Est-ce que ces pratiques de chasse sont légales ?
Pierre Rigaux reconnaît que les pratiques de l'amicale des chasseurs sont tout à fait légales. C'est d'ailleurs l'argument de l'amicale des chasseurs des Hautes Ventes. Son président, David Gueu (qui refuse de répondre à nos questions sur cette affaire, estimant que Pierre Rigaux est entré "illégalement sur sa propriété"), estime "que son intérêt n'est pas de disposer de beaucoup de sangliers et que l'agrainage n'a pas de conséquence sur ces animaux car ils trouvent l'essentiel de leur nourriture sans aide humaine". C'est également l'argument utilisé par la fédération de chasse de l'Aube.
Contacté, son directeur Bruno Baudoux répond "qu'il n'y a pas de sujet, puisque tout est légal" et précise que l'agrainage se fait sur une propriété privée. Selon lui, les grillages mis en évidence dans la vidéo ne sont pas installés à destination des sangliers, mais pour éviter les dégradations et les sabotages de son terrain privé, car il y en a eu par le passé.
Mais alors, qu'est-ce qui cloche ?
Pierre Rigaux veut mettre en lumière le caractère légal de ces pratiques de chasse pour mieux les dénoncer.
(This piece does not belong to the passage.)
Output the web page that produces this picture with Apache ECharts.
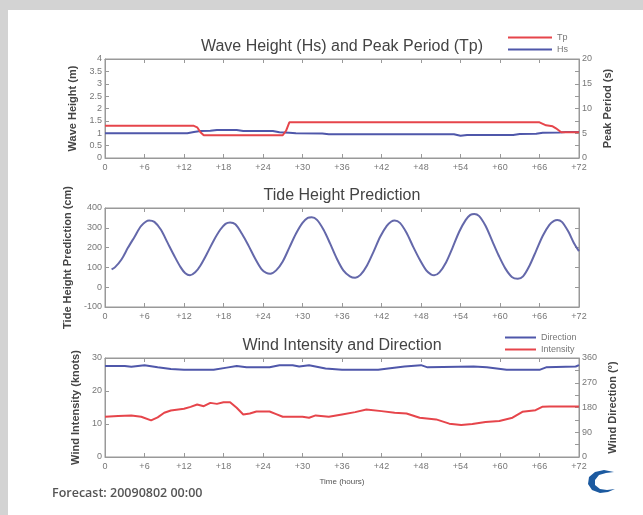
<!DOCTYPE html>
<html>
<head>
<meta charset="utf-8">
<script src="https://cdn.jsdelivr.net/npm/echarts@6/dist/echarts.min.js"></script>
<style>
  html, body { margin: 0; padding: 0; background: #d3d3d3; }
  #main { width: 643px; height: 515px; }
</style>
</head>
<body>
<div id="main"></div>
<script>
var chartDom = document.getElementById('main');
var myChart = echarts.init(chartDom);
var option;

// hours from forecast start, [hour, value]
const hsData = [
  [0, 1.0], [12.5, 1.0], [13.5, 1.05], [14.5, 1.09], [16, 1.1], [17, 1.13], [20, 1.13],
  [21, 1.09], [25.5, 1.09], [26.5, 1.04], [28, 1.02], [29, 1.0], [33, 0.99], [34, 0.96],
  [53, 0.96], [54, 0.9], [55, 0.93], [62, 0.93], [63, 0.97], [65.5, 0.98], [66.5, 1.02],
  [69, 1.03], [70, 1.05], [72, 1.05]
];
const tpData = [
  [0, 6.5], [13.5, 6.5], [14, 6.2], [14.5, 5.2], [15, 4.6], [27, 4.6], [27.5, 5.5],
  [28, 7.2], [66, 7.2], [67, 6.6], [68, 6.4], [68.5, 6.0], [69.3, 5.2], [72, 5.2]
];
const tideData = [
  [1, 90], [1.5, 100], [2.5, 140], [3.5, 200], [4.5, 255], [5.5, 310], [6.7, 337],
  [7.5, 330], [8.5, 290], [9.5, 225], [10.5, 160], [11.5, 100], [12.2, 70], [12.9, 60], [13.7, 75],
  [14.5, 110], [15.5, 170], [16.5, 235], [17.5, 290], [18.3, 320], [19, 327], [19.8, 318],
  [20.8, 270], [21.8, 210], [22.8, 145], [23.8, 90], [24.5, 72], [25.1, 68], [26, 85],
  [27, 130], [28, 200], [29, 270], [30, 325], [30.8, 350], [31.4, 353], [32.2, 340],
  [33.2, 290], [34.2, 220], [35.2, 145], [36.2, 85], [37.2, 55], [38, 48], [38.8, 62],
  [39.8, 110], [40.8, 180], [41.8, 255], [42.8, 310], [43.5, 332], [44, 337], [44.8, 325],
  [45.8, 275], [46.8, 205], [47.8, 140], [48.8, 85], [49.5, 65], [50, 60], [50.8, 75],
  [51.8, 125], [52.8, 200], [53.8, 280], [54.8, 340], [55.5, 365], [56.1, 370], [56.8, 360],
  [57.8, 310], [58.8, 235], [59.8, 160], [60.8, 95], [61.8, 52], [62.7, 43], [63.5, 55],
  [64.5, 110], [65.5, 185], [66.5, 260], [67.5, 315], [68.2, 335], [68.7, 340], [69.4, 330],
  [70.4, 280], [71.2, 225], [72, 182]
];
const dirData = [
  [0, 331], [3, 331], [4, 328], [6, 334], [8, 326], [10, 320], [12, 317], [16.5, 317],
  [18.5, 325], [20, 331], [21.5, 326], [25, 326], [26.5, 334], [28.5, 334], [29.5, 329],
  [31, 334], [33.5, 322], [36, 317], [41.5, 317], [43, 322], [45.5, 329], [48, 334],
  [49, 326], [56, 329], [58, 326], [61, 317], [66, 317], [67, 326], [71.5, 329], [72, 334]
];
const intData = [
  [0, 12.2], [2, 12.4], [4, 12.6], [5.5, 12.2], [7, 11.1], [8, 12.0], [9, 13.4], [10, 14.1],
  [12, 14.6], [13, 15.2], [14, 15.9], [15, 15.4], [16, 16.4], [17, 16.1], [18, 16.6], [19, 16.6],
  [20, 14.9], [21, 12.9], [22, 13.2], [23, 13.8], [25, 13.8], [26, 13.0], [27, 12.2], [30, 12.2],
  [31, 11.9], [32, 12.6], [34, 12.2], [36, 12.9], [38, 13.6], [39.7, 14.4], [42, 13.9], [44, 13.4],
  [45.8, 13.2], [47.8, 11.9], [50.3, 11.4], [52.3, 10.1], [54.1, 9.7], [55.8, 10.0], [57.8, 10.6],
  [59.9, 10.9], [61.9, 11.9], [63.4, 13.7], [65.4, 14.2], [66.4, 15.2], [67.5, 15.3], [72, 15.3]
];

const RED = '#e6454b';
const BLUE = '#4f57aa';
const FONT = 'Liberation Sans';
const tops = [59, 208, 358];

const labelStyle = { color: '#777', fontSize: 9, fontFamily: FONT };
const nameStyle = { color: '#444', fontSize: 11, fontWeight: 'bold', fontFamily: FONT };
const lineStyle = { color: '#999', width: 1 };

function xBottom(i) {
  return {
    type: 'value', gridIndex: i, position: 'bottom', min: 0, max: 72, interval: 6,
    axisLine: { onZero: false, lineStyle: lineStyle },
    axisTick: { inside: true, length: 4, lineStyle: lineStyle },
    axisLabel: Object.assign({ margin: 5, formatter: v => v === 0 ? '0' : '+' + v }, labelStyle),
    splitLine: { show: false }
  };
}
function xTop(i) {
  return {
    type: 'value', gridIndex: i, position: 'top', min: 0, max: 72, interval: 6,
    axisLine: { onZero: false, lineStyle: lineStyle },
    axisTick: { inside: true, length: 4, lineStyle: lineStyle },
    axisLabel: { show: false }, splitLine: { show: false }
  };
}
function yAx(i, pos, min, max, interval, name, gap, fmt) {
  const label = Object.assign({ margin: 3, show: fmt !== null }, labelStyle);
  if (fmt) label.formatter = fmt;
  return {
    type: 'value', gridIndex: i, position: pos, min: min, max: max, interval: interval,
    name: name, nameLocation: 'middle', nameGap: gap, nameRotate: 90, nameTextStyle: nameStyle,
    axisLine: { show: true, onZero: false, lineStyle: lineStyle },
    axisTick: { inside: true, length: 4, lineStyle: lineStyle },
    axisLabel: label,
    splitLine: { show: false }
  };
}

const titleStyle = { color: '#444', fontSize: 16, fontWeight: 'normal', fontFamily: FONT };
const legendText = { color: '#777', fontSize: 9, fontFamily: FONT };

option = {
  backgroundColor: '#d3d3d3',
  animation: false,
  graphic: [
    { type: 'rect', z: -10, shape: { x: 8, y: 10, width: 640, height: 510 }, style: { fill: '#ffffff' } },
    { type: 'text', x: 52, y: 487, style: { text: 'Forecast: 20090802 00:00', fill: '#555', font: '600 12.5px "Open Sans"' } },
    {
      type: 'polygon',
      shape: {
        points: [[614, 472], [604, 470], [595, 472], [589, 477], [588, 484], [592, 490], [600, 493],
          [608, 492], [615, 489], [607, 490], [600, 489], [595, 485], [595, 480], [599, 475], [606, 473]]
      },
      style: { fill: '#1c5aa0' }
    }
  ],
  title: [
    { text: 'Wave Height (Hs) and Peak Period (Tp)', left: 342, top: 39, padding: 0, textAlign: 'center', textStyle: titleStyle },
    { text: 'Tide Height Prediction', left: 342, top: 188, padding: 0, textAlign: 'center', textStyle: titleStyle },
    { text: 'Wind Intensity and Direction', left: 342, top: 338, padding: 0, textAlign: 'center', textStyle: titleStyle }
  ],
  legend: [
    { data: ['Tp', 'Hs'], orient: 'vertical', left: 503, top: 28, icon: 'rect', itemWidth: 44, itemHeight: 2,
      itemGap: 3, textStyle: legendText },
    { data: ['Direction', 'Intensity'], orient: 'vertical', left: 500, top: 328, icon: 'rect', itemWidth: 31, itemHeight: 2,
      itemGap: 3, textStyle: legendText }
  ],
  grid: tops.map(t => ({ left: 105, right: 64, top: t, height: 99, show: true, borderColor: '#999', borderWidth: 1 })),
  xAxis: [
    xBottom(0), xTop(0),
    xBottom(1), xTop(1),
    Object.assign(xBottom(2), { name: 'Time (hours)', nameLocation: 'middle', nameGap: 21,
      nameTextStyle: { color: '#555', fontSize: 8, fontFamily: FONT } }), xTop(2)
  ],
  yAxis: [
    yAx(0, 'left', 0, 4, 0.5, 'Wave Height (m)', 23),
    yAx(0, 'right', 0, 20, 2.5, 'Peak Period (s)', 20, v => v % 5 === 0 ? v : ''),
    yAx(1, 'left', -100, 400, 100, 'Tide Height Prediction (cm)', 25),
    yAx(1, 'right', -100, 400, 100, '', 10, null),
    yAx(2, 'left', 0, 30, 10, 'Wind Intensity (knots)', 20),
    yAx(2, 'right', 0, 360, 45, 'Wind Direction (°)', 19, v => v % 90 === 0 ? v : '')
  ],
  series: [
    { name: 'Hs', type: 'line', xAxisIndex: 0, yAxisIndex: 0, data: hsData, showSymbol: false,
      lineStyle: { color: BLUE, width: 2 }, itemStyle: { color: BLUE } },
    { name: 'Tp', type: 'line', xAxisIndex: 0, yAxisIndex: 1, data: tpData, showSymbol: false,
      lineStyle: { color: RED, width: 2 }, itemStyle: { color: RED } },
    { name: 'Tide', type: 'line', xAxisIndex: 2, yAxisIndex: 2, data: tideData, showSymbol: false, smooth: 0.3,
      lineStyle: { color: '#6468aa', width: 2 }, itemStyle: { color: '#6468aa' } },
    { name: 'Direction', type: 'line', xAxisIndex: 4, yAxisIndex: 5, data: dirData, showSymbol: false,
      lineStyle: { color: BLUE, width: 2 }, itemStyle: { color: BLUE } },
    { name: 'Intensity', type: 'line', xAxisIndex: 4, yAxisIndex: 4, data: intData, showSymbol: false,
      lineStyle: { color: RED, width: 2 }, itemStyle: { color: RED } }
  ]
};

option && myChart.setOption(option);
</script>
</body>
</html>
C'est "justement ce que nous dénonçons : la chasse en France n'est pas organisée pour "réguler" réellement, mais pour s'auto-entretenir". Le militant le précise, "il ne s'agit pas d'accuser les chasseurs d'être seuls responsables de l'abondance des sangliers et des dégâts agricoles, mais force est de constater que la chasse de loisir ne permet pas de réduire leurs effectifs et donc de répondre aux conflits avec le monde agricole". Selon lui, les chasseurs "ont localement intérêt sur le terrain à disposer d'un gibier abondant, alors même que les fédérations de chasseurs peinent à indemniser les dégâts aux agriculteurs et vont même jusqu'à demander que ce coût soit partagé avec la collectivité".
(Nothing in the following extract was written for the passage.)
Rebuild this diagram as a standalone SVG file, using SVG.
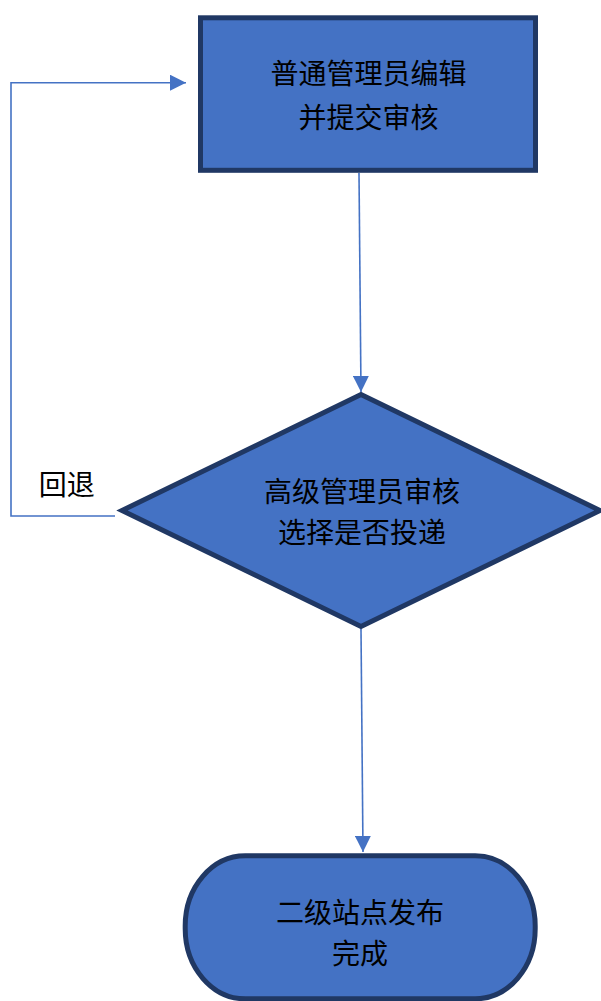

De manière générale, l'agrainage est souvent pointé du doigt par les défenseurs de la cause animale, mais également par certains agriculteurs. Selon la confédération paysanne que nous interrogions en mars 2020 au moment du premier confinement lors de la mise en place d'un arrêté préfectoral, "la pratique est l’une des causes de la prolifération des sangliers. Car les stocks de nourriture qu’apportent les chasseurs dans l’habitat des suidés, s’additionnent aux ressources de la forêt dont disposent déjà les bêtes". En revanche, interrogé lors de l'autorisation préfectorale de l'agrainage en mars 2020, Gauthier Bruno, responsable du dossier "dégât lié au gibier" de la FDSEA, affirmait que l'agrainage est le seul moyen d'éviter que les porcins n'engloutissent les semences des agriculteurs. "Si on ne met pas en place l’agrainage dès maintenant, expliquait-il, on fait courir un risque pour nos plantations. Cette année, les dégâts sont déjà estimés à 600.000€ dans l’Aube. C’est le double de l’année dernière."